エピソード44:風邪

  ナントカは風邪をひかないと言うが、あたしゃたびたび風邪をひく。実はこの文章、布団の中で書いている(ただのゴクドウ)。数日前から身体がだるく、寒気がする。クシャミ・鼻水も止まらない。腹具合もおかしいようだ。そのくせ熱は出ないから、なんとも中途半端な風邪である。歳のせいか(?)、めっきり寒さにも弱くなった。まだ10月なのに、長袖を着て羽毛布団と毛布にくるまっているなんて、以前の自分には無かったことだ。他人の病気話などとことんどうでもいいと思うけれど、しばしお付き合いを。

 そういや子どもの頃はなぜか、真冬でも半袖半ズボンを貫く男子がいたものだ。人と違う自分カッチョイイとかいう、そんな心理から来ているのか?女子でそんなことをする者は1人もおらず、必ず男子だったのがミソである。カッチョイイと思っているのは本人だけで、周りの女子は皆冷ややかな目で見ていた。そんなヤツは中学や高校にもいた。真冬の半袖どころか、真夏の学ランも見たことがある。さすがにそれは先生に注意されていた。

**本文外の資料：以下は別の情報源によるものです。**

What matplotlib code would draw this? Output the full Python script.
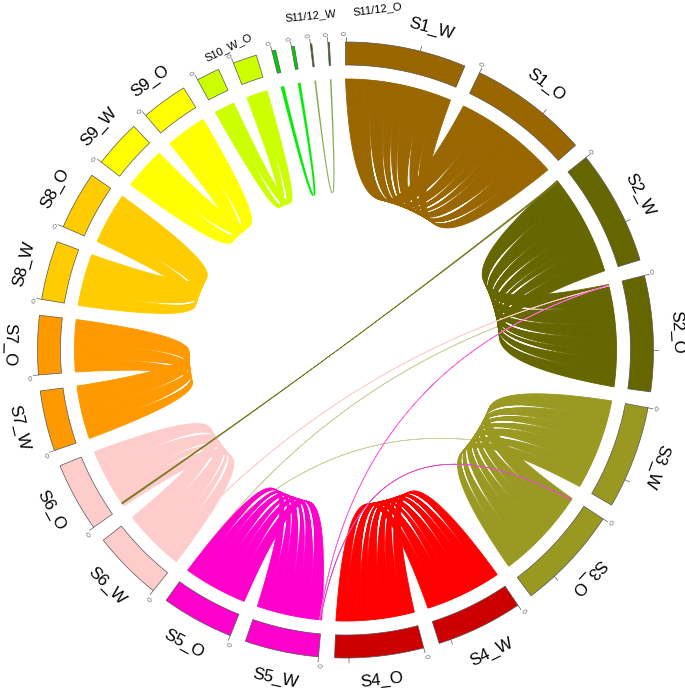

 とことん身体が丈夫だった自分は、病弱な人がうらやましかった。アホな無い物ねだりである。「薄幸の美少女」ではなく「発酵の微少女」だったワタシ。クラスの美人が転んだ時には周りがサッと駆け寄り、「大丈夫?」なんて優しい声をかけてるのに、私が転んだ時にゃ誰も集まらず、「アハハッ、あのコケ方‼︎」なんて指差して笑われた。この違いはどこから来るんだ⁉︎また、珍しく熱を出して欠席した次の日。ヨロヨロと登校した私を見て友人が一言、「どーした?拾い食いでもしたが⁉︎」…まっこと皆んな優しいちや(怒)。

 ふと思い出した。母と弟が同時にインフルエンザにかかった小学2年生の冬。誰も自分にかまってくれず、腹いせに寝込んでいる2人の横で、『♪相撲取りスッポンポンで風~邪ひ~かな~い♪』と踊ってやったのを。…うーむ、やはりナントカは風邪をひかないというのは、当たっているようだ。